In “The Abacus and the Cross” we learn of the public progress of Gerbert, the great scholar and tutor and adviser to emperors. The most sought-after schoolmaster of his day, he headed
the cathedral school at Reims, the most important church in France, from 972 to 989. He rose to the top at a time when kings and emperors sought to ornament their courts with learned men of science and with as many books as could be assembled. What we think we know of tenth-century Europe is largely just wrong. Muslims occupying the Iberian Peninsula had established Cordoba, the continent’s greatest city, with its largest library, from which it freely spread the most advanced mathematics and science knowledge of the age. In 2001, scholars uncovered an actual abacus board attributed to Gerbert, and it contains all the Arabic numerals and their equivalent Roman numerals. The abacus’s construction and use, and the use of Arabic numerals, Gerbert learned from Muslims while in Spain. Thus can historians trace and credit the introduction to Europe of Arabic counting to Gerbert, the philosopher-pope. What other enlightening things can we take away from this wonderful, engaging book?

Author Nancy Marie Brown teaches us many lessons that apply equally today as they did a thousand years ago: in politics, trust no one; be temperate in speech and writing, because you never know when you might need to turn to someone for help; you can’t do anything about your legacy once you’re gone.
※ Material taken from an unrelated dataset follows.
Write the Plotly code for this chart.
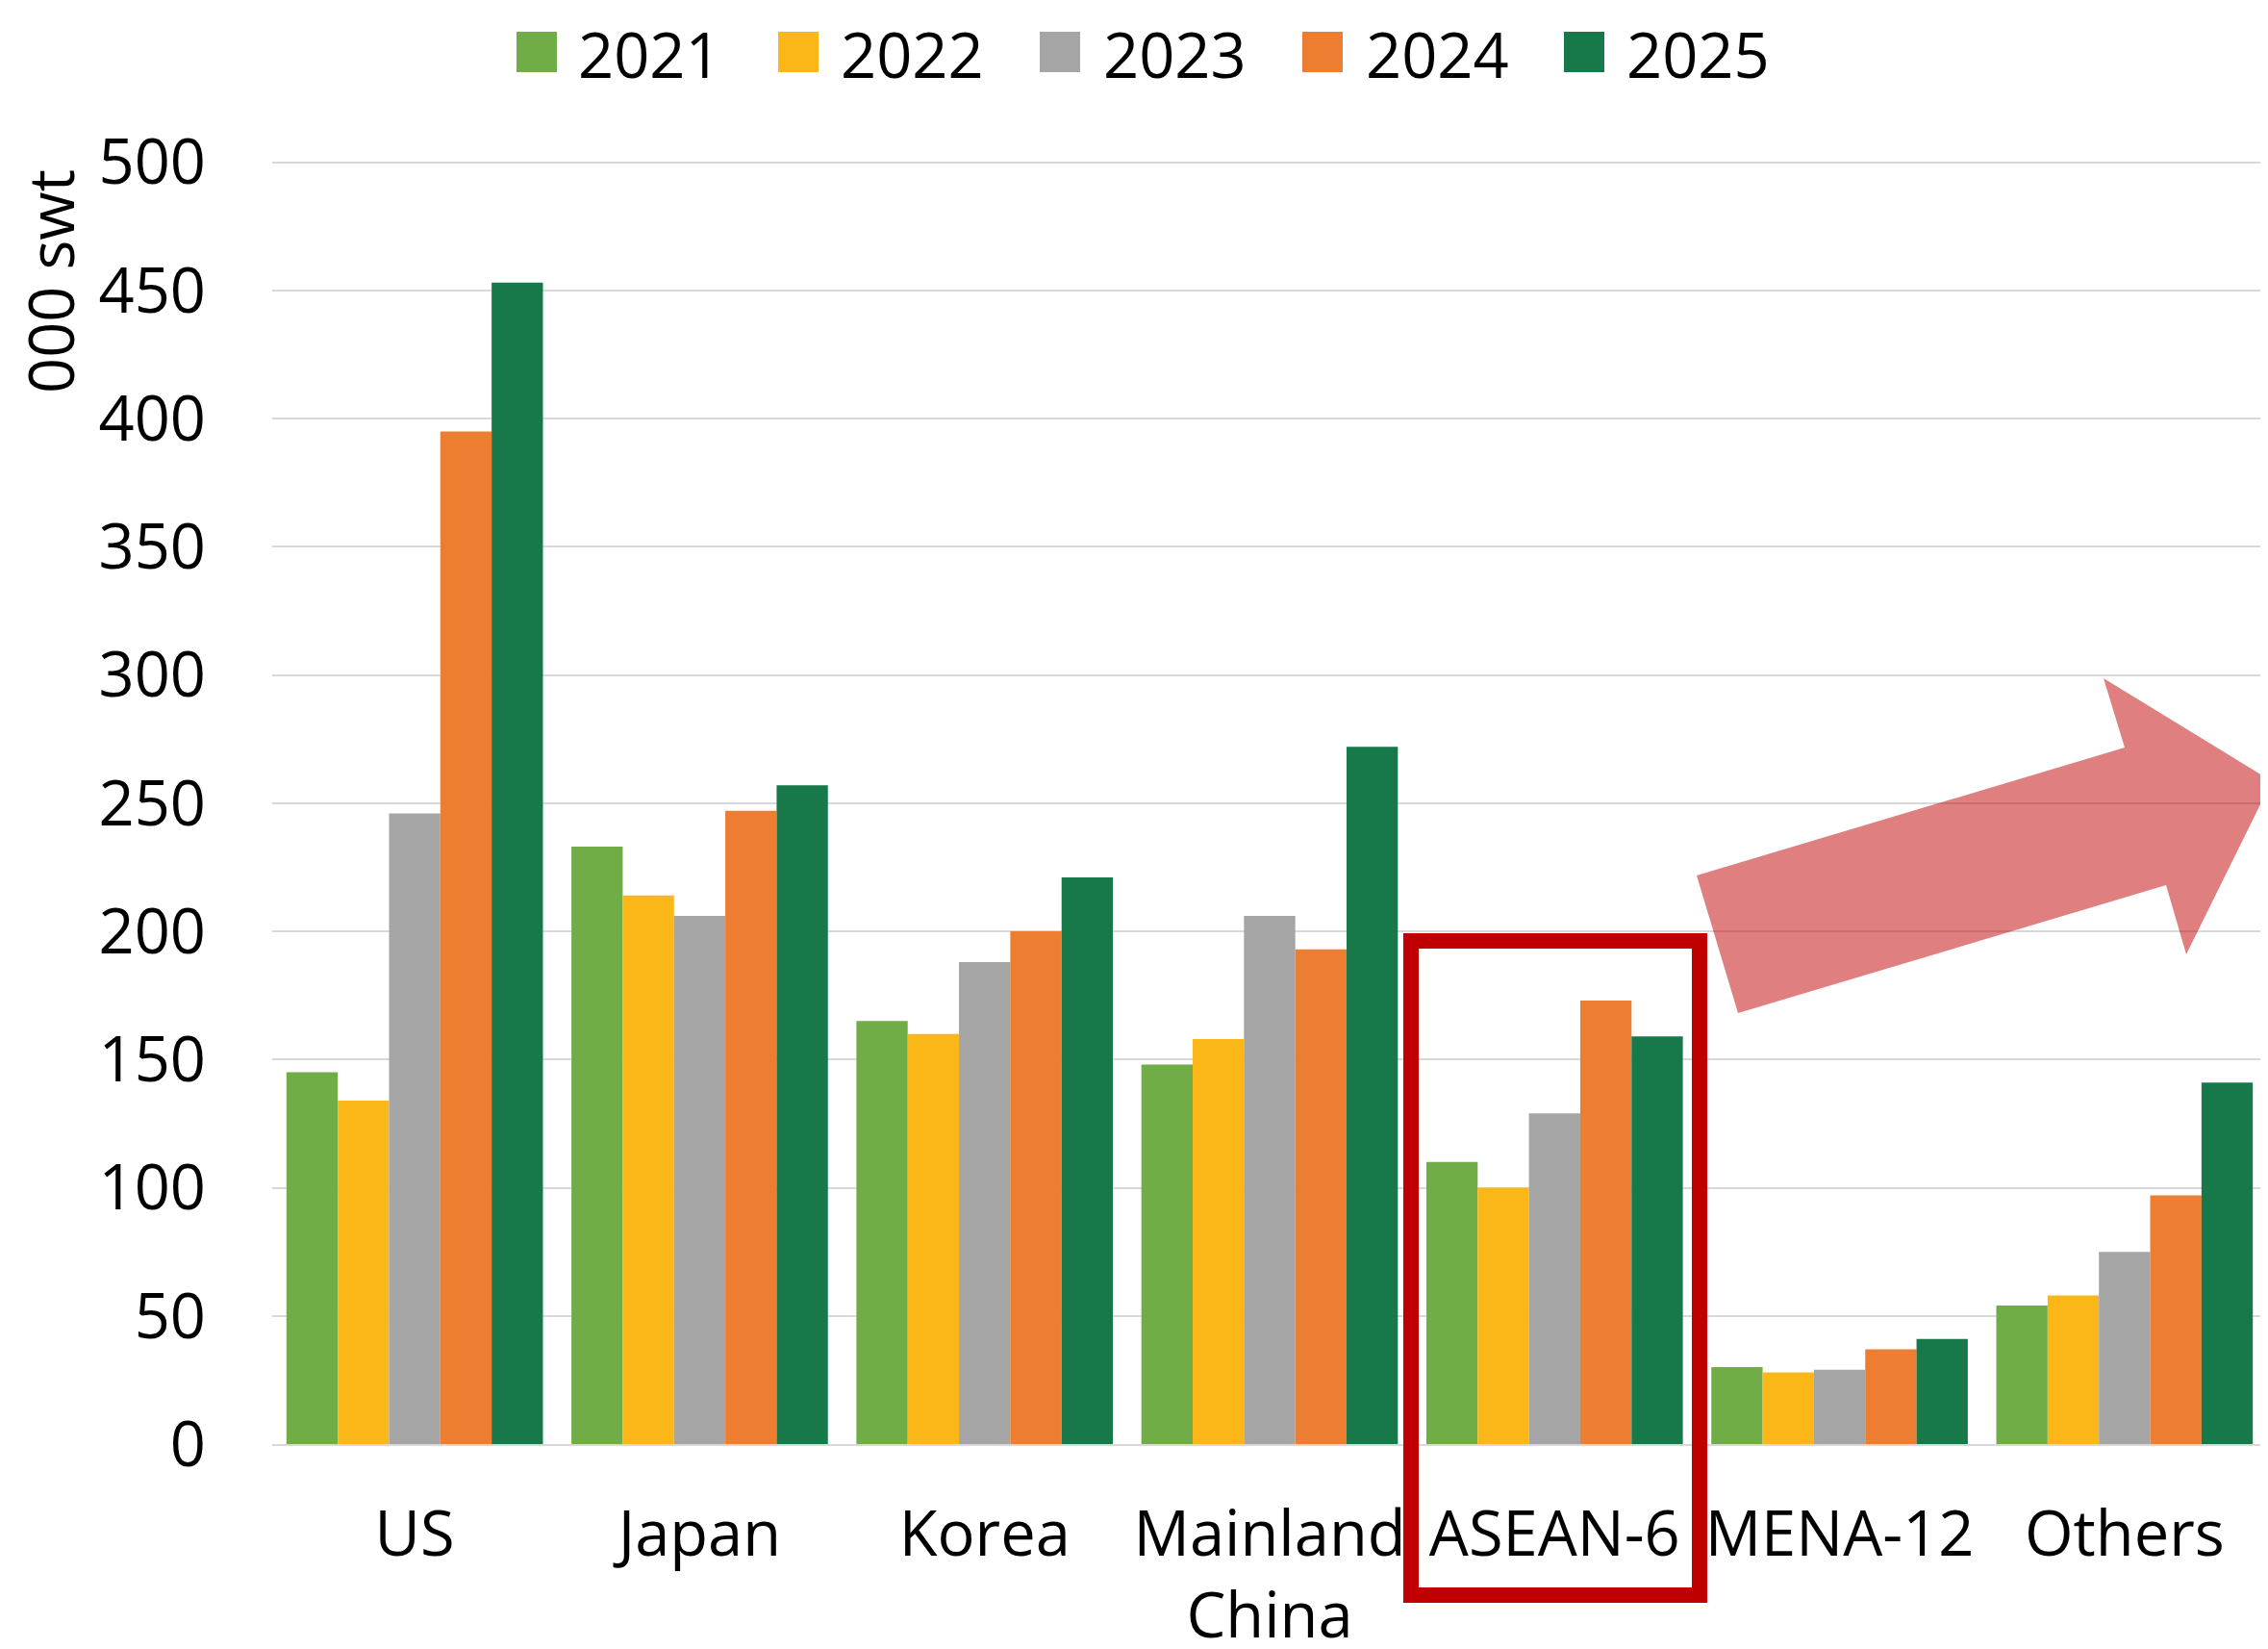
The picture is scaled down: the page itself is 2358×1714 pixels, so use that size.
import plotly.graph_objects as go

categories = ["US", "Japan", "Korea", "Mainland<br>China", "ASEAN-6", "MENA-12", "Others"]
years = ["2021", "2022", "2023", "2024", "2025"]
v2021 = [145, 233, 165, 148, 110, 30, 54]
v2022 = [134, 214, 160, 158, 100, 28, 58]
v2023 = [246, 206, 188, 206, 129, 29, 75]
v2024 = [395, 247, 200, 193, 173, 37, 97]
v2025 = [453, 257, 221, 272, 159, 41, 141]
series = [v2021, v2022, v2023, v2024, v2025]
colors = ["#70AD47", "#FBB717", "#A5A5A5", "#ED7D31", "#17794A"]
yticks = [0, 50, 100, 150, 200, 250, 300, 350, 400, 450, 500]

W, H = 2358, 1714
OFF = 8  # page body margin
L, R, T, B = 275, 9, 159, 221
PW, PH = W - L - R, H - T - B


def px(x):
    return (x - OFF - L) / PW


def py(y):
    return (H - B - (y - OFF)) / PH


FONT = "Open Sans"
FS = 65

fig = go.Figure()
for yr, vals, c in zip(years, series, colors):
    fig.add_trace(go.Bar(x=categories, y=vals, name=yr, marker=dict(color=c, line=dict(width=0)),
                         showlegend=False))

fig.update_layout(
    width=W, height=H,
    margin=dict(l=L, r=R, t=T, b=B, autoexpand=False),
    paper_bgcolor="white", plot_bgcolor="white",
    barmode="group", bargap=0.1, bargroupgap=0,
    font=dict(family=FONT, size=FS, color="black"),
)
fig.update_yaxes(range=[0, 500.6], tickvals=yticks, showgrid=True, gridcolor="#D9D9D9", gridwidth=2,
                 zeroline=False, showline=False, ticks="", ticklabelstandoff=68, automargin=False,
                 tickfont=dict(family=FONT, size=FS))
fig.update_xaxes(showline=True, linecolor="#D9D9D9", linewidth=2, ticks="", showgrid=False,
                 ticklabelstandoff=36, automargin=False, tickfont=dict(family=FONT, size=FS))

# y-axis title
fig.add_annotation(text="000 swt", x=px(52), y=py(293), xref="paper", yref="paper",
                   textangle=-90, showarrow=False, font=dict(family=FONT, size=FS),
                   xanchor="center", yanchor="middle")

# manual legend
sq_left = [537, 809, 1081, 1354, 1626]
txt_left = [599, 872, 1145, 1418, 1689]
for yr, c, sl, tl in zip(years, colors, sq_left, txt_left):
    fig.add_shape(type="rect", xref="paper", yref="paper", x0=px(sl), x1=px(sl + 42),
                  y0=py(75), y1=py(33), fillcolor=c, line=dict(width=0))
    fig.add_annotation(text=yr, x=px(tl), y=py(56), xref="paper", yref="paper", showarrow=False,
                       xanchor="left", yanchor="middle", font=dict(family=FONT, size=FS))

# red highlight box
fig.add_shape(type="rect", xref="paper", yref="paper", x0=px(1467), x1=px(1767),
              y0=py(1658), y1=py(978), line=dict(color="#C00000", width=16),
              fillcolor="rgba(0,0,0,0)", layer="above")

# arrow
pts = [(1764, 910), (2209, 777), (2187, 705), (2362, 812), (2273, 992), (2252, 920), (1807, 1053)]
path = "M " + " L ".join(f"{px(x)},{py(y)}" for x, y in pts) + " Z"
fig.add_shape(type="path", xref="paper", yref="paper", path=path,
              fillcolor="rgba(192,0,0,0.5)", line=dict(width=0), layer="above")

fig.write_html("out.html")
Gerbert had big, big dreams for the Holy Roman Empire of the time, but he and his emperor friend, Otto III, died before they could be realized. What the Saracens and Europeans then perpetrated against each other forms the great tragedy of this story.

This highly readable book brims over with eye-opening anecdotes, focusing on the story of Gerbert, never more in his element nor happy as when pursuing his scientific studies. Here the scholarly and scientific issues of the time come alive; they live and breathe in Ms. Brown’s deft and comfortable treatment. No dry tome, this. Pick it up and enjoy it, and peer into a far-off realm and time. Highly recommended.